What the exercise asks »
Examine each line of the data. Copy those that contain the string "chart".

Data extract »
>>>>>
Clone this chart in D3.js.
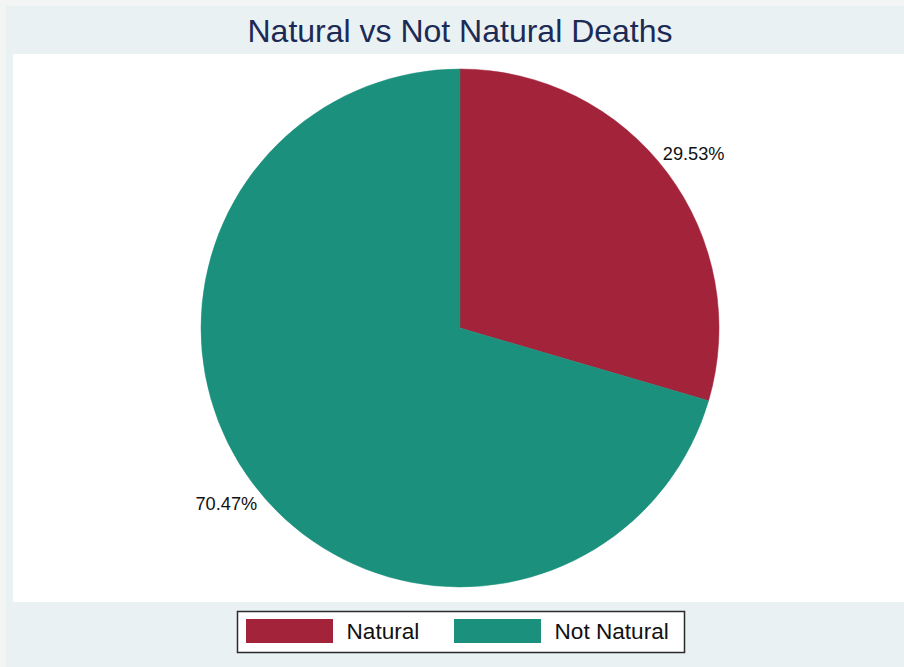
<<<<<
>>>>>
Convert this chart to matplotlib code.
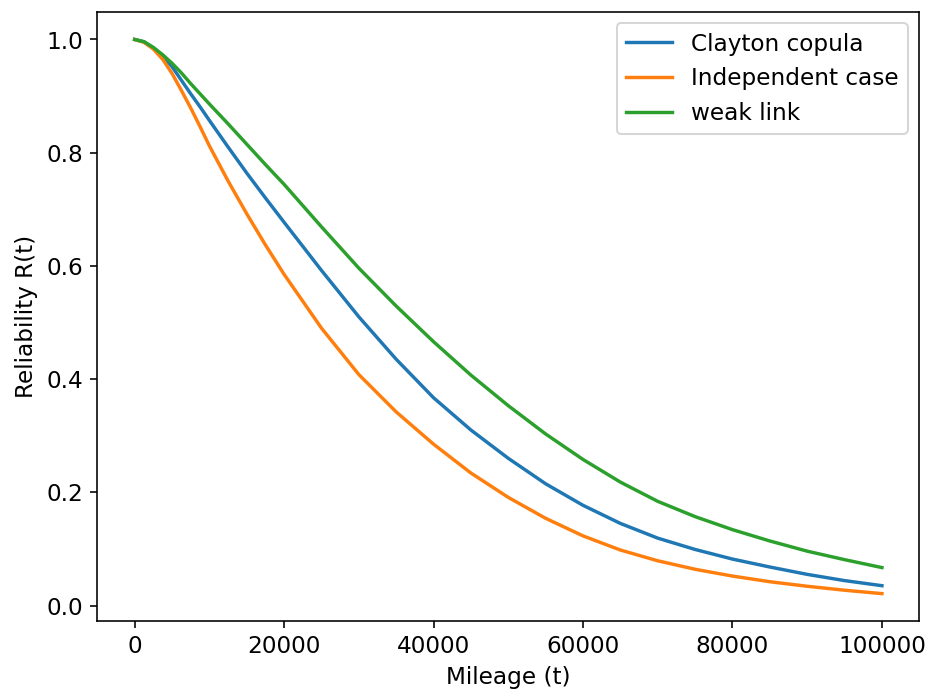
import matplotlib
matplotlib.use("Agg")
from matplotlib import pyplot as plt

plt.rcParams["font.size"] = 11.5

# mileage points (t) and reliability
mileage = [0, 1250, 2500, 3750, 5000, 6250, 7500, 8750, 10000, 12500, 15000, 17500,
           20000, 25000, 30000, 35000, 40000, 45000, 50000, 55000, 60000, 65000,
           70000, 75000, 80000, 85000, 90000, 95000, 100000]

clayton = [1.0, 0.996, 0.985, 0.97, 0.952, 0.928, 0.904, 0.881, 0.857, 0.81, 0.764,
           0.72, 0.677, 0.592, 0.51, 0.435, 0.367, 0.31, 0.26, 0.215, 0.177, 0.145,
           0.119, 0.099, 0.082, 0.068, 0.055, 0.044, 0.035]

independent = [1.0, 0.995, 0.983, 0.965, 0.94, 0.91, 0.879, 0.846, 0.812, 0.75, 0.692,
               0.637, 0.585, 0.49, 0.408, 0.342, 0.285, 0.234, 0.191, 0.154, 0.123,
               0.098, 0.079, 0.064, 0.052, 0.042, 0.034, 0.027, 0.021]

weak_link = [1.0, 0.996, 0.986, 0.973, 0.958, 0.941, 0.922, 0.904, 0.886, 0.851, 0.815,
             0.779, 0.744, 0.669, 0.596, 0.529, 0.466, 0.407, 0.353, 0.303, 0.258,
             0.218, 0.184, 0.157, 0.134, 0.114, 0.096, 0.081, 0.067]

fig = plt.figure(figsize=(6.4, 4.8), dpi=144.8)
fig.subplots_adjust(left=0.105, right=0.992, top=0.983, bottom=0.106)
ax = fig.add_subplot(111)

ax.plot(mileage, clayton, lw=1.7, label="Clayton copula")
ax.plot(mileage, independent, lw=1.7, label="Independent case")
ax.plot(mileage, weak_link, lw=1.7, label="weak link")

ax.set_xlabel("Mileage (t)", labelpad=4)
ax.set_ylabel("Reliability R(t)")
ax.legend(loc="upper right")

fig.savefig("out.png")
<<<<<
Answer »
Clone this chart in D3.js.
Convert this chart to matplotlib code.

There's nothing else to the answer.